Serenity muses on OpenAI as a disruptor and marvels at a K-beauty stock outrunning his chip picks
A quiet, reflective day from Serenity, the stock-picker whose reconstructed views this site tracks. Rather than adding to positions or laying out fresh supply-chain theses, he offered two loosely connected observations — one on the AI incumbents, one a self-deprecating aside about where the real returns have been hiding.
A contrarian nod to OpenAI. Serenity floated the idea that Sam Altman and OpenAI must be doing something right precisely because they are irritating the Mag7 — the megacap tech cohort — by building an independent ecosystem instead of being absorbed into an existing one. He named Alphabet (GOOGL), Apple (AAPL) and Microsoft as the incumbents now facing a genuine disruptor, something he suggested has been rare for years.
The mention is worth context given how these names fit his framework. Alphabet is his demand anchor for the entire AI-photonics trade: a cash-rich hyperscaler whose enormous capex and custom TPU chips he uses to justify the small upstream suppliers he actually owns. Apple, by contrast, he treats not as a holding but as a future customer for those same small-caps — most notably a potential buyer of specialist lasers for next-generation wearables. His comment today was cultural rather than a change in thesis on either.

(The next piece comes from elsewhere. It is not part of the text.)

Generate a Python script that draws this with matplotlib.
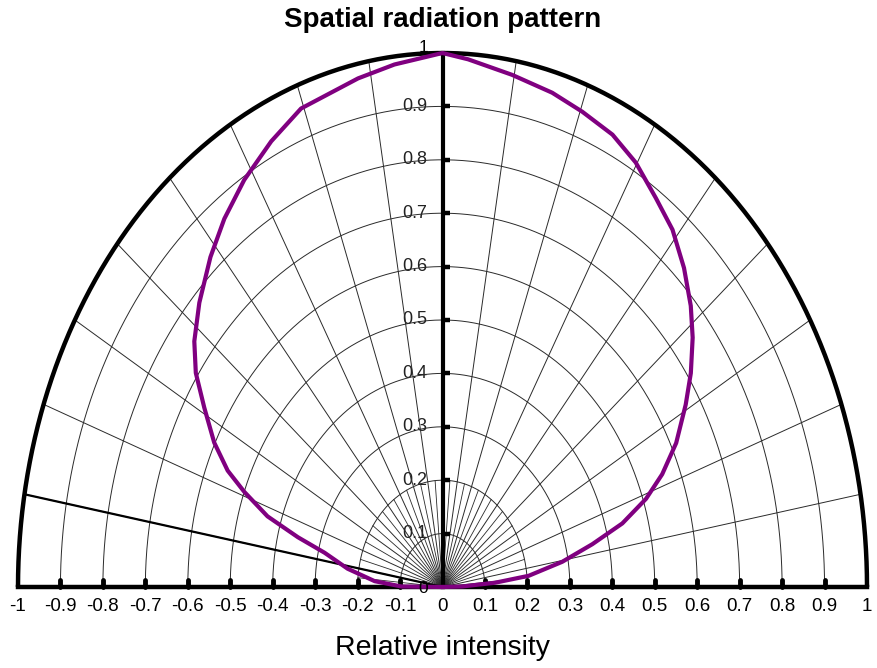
import numpy as np
import matplotlib
matplotlib.use("Agg")
import matplotlib.pyplot as plt

plt.rcParams['font.family'] = ['Liberation Sans', 'DejaVu Sans']

# ---- data -------------------------------------------------------------
title = "Spatial radiation pattern"
xlabel = "Relative intensity"
x_ticks = [-1, -0.9, -0.8, -0.7, -0.6, -0.5, -0.4, -0.3, -0.2, -0.1, 0,
           0.1, 0.2, 0.3, 0.4, 0.5, 0.6, 0.7, 0.8, 0.9, 1]
x_tick_labels = ["-1", "-0.9", "-0.8", "-0.7", "-0.6", "-0.5", "-0.4", "-0.3",
                 "-0.2", "-0.1", "0", "0.1", "0.2", "0.3", "0.4", "0.5", "0.6",
                 "0.7", "0.8", "0.9", "1"]
r_ticks = [0.1, 0.2, 0.3, 0.4, 0.5, 0.6, 0.7, 0.8, 0.9]
r_tick_labels = ["0.1", "0.2", "0.3", "0.4", "0.5", "0.6", "0.7", "0.8", "0.9"]
radial_major_deg = list(range(10, 180, 10))
radial_minor_deg = list(range(5, 180, 10))
marker_line_deg = 170

angles_deg = [0, 1.2, 3.7, 5.9, 9.5, 12.8, 15.7, 19.0, 22.2, 26.1, 30.8, 34.4,
              38.4, 42.0, 46.4, 51.0, 55.4, 60.2, 64.7, 69.7, 74.4, 80.3, 86.5,
              90, 96.6, 101.8, 110.4, 115.8, 121.5, 126.7, 131.5, 137.1, 141.8,
              145.4, 149.1, 153.3, 156.7, 159.1, 162.2, 164.7, 167.0, 171.3,
              176.1, 179.4, 180]
intensity = [0, 0.046, 0.124, 0.204, 0.286, 0.362, 0.440, 0.507, 0.559, 0.613,
             0.667, 0.709, 0.752, 0.787, 0.825, 0.861, 0.885, 0.916, 0.937,
             0.949, 0.961, 0.973, 0.990, 1.0, 0.985, 0.973, 0.956, 0.927, 0.894,
             0.860, 0.825, 0.782, 0.744, 0.706, 0.654, 0.602, 0.551, 0.500,
             0.433, 0.353, 0.285, 0.226, 0.160, 0.097, 0]

# ---- figure -----------------------------------------------------------
W, H = 877, 668
fig = plt.figure(figsize=(W / 100, H / 100), dpi=100)
ax = fig.add_axes([18 / W, (H - 587) / H, 849 / W, 534 / H])
ax.set_xlim(-1, 1)
ax.set_ylim(0, 1)
ax.axis('off')

grid_col = '#2a2a2a'
t = np.linspace(0, np.pi, 400)

# concentric arcs
for r in r_ticks:
    ax.plot(r * np.cos(t), r * np.sin(t), color=grid_col, lw=0.7, zorder=1)

# radial lines
for d in radial_major_deg:
    a = np.deg2rad(d)
    ax.plot([0, np.cos(a)], [0, np.sin(a)], color=grid_col, lw=0.7, zorder=1)
for d in radial_minor_deg:
    a = np.deg2rad(d)
    ax.plot([0, 0.2 * np.cos(a)], [0, 0.2 * np.sin(a)], color=grid_col, lw=0.6, zorder=1)

# emphasised radial line
a = np.deg2rad(marker_line_deg)
ax.plot([0, np.cos(a)], [0, np.sin(a)], color='black', lw=1.6, zorder=2)

# outer semicircle, baseline, vertical axis
ax.plot(np.cos(t), np.sin(t), color='black', lw=3.2, zorder=4, clip_on=False,
        solid_capstyle='butt')
ax.plot([-1, 1], [0, 0], color='black', lw=3.2, zorder=4, clip_on=False,
        solid_capstyle='projecting')
ax.plot([0, 0], [0, 1], color='black', lw=3.0, zorder=4, clip_on=False)

# tick marks on the baseline
for xv in x_ticks[1:-1]:
    if xv == 0:
        continue
    ax.plot([xv, xv], [0, 0.013], color='black', lw=3.5, zorder=4,
            solid_capstyle='round', clip_on=False)
# tick marks on vertical axis
for rv in r_ticks:
    ax.plot([0, 0.017], [rv, rv], color='black', lw=3.2, zorder=4,
            solid_capstyle='butt', clip_on=False)

# radiation pattern
th = np.deg2rad(angles_deg)
ri = np.asarray(intensity)
ax.plot(ri * np.cos(th), ri * np.sin(th), color='#800080', lw=3.0, zorder=5,
        solid_joinstyle='round', clip_on=False)

# labels
for xv, lab in zip(x_ticks, x_tick_labels):
    ax.text(xv, -0.036, lab, ha='center', va='center', fontsize=13.5, clip_on=False)
for rv, lab in zip(r_ticks, r_tick_labels):
    ax.text(-0.036, rv, lab, ha='right', va='center', fontsize=13, clip_on=False,
            zorder=0.5, color='#222222')
ax.text(-0.045, 1.01, "1", ha='center', va='center', fontsize=12.5, clip_on=False, zorder=0.5)
ax.text(-0.045, -0.002, "0", ha='center', va='center', fontsize=12.5, clip_on=False, zorder=6)
ax.text(0, -0.114, xlabel, ha='center', va='center', fontsize=20.5, clip_on=False)
ax.text(0, 1.062, title, ha='center', va='center', fontsize=20,
        fontweight='bold', clip_on=False)

fig.savefig("out.png", dpi=100)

A wry reality check on returns. Serenity then pointed to APR, the Korean beauty company behind the "Medicube" skincare line, noting its roughly 529% two-year run has crushed both NVIDIA (NVDA) and Intel (INTC). NVDA is the central reference point of his method — the AI leader whose roadmap he uses to front-run upstream chokepoints — while Intel is one of his highest-conviction personal holdings, a bet on US policy protecting its domestic foundry. His point was tongue-in-cheek: global consumer demand can, at times, outpace even the hyperscaler-driven memory and laser shortages he builds his portfolio around.
No new buys, sells or sizing were disclosed today.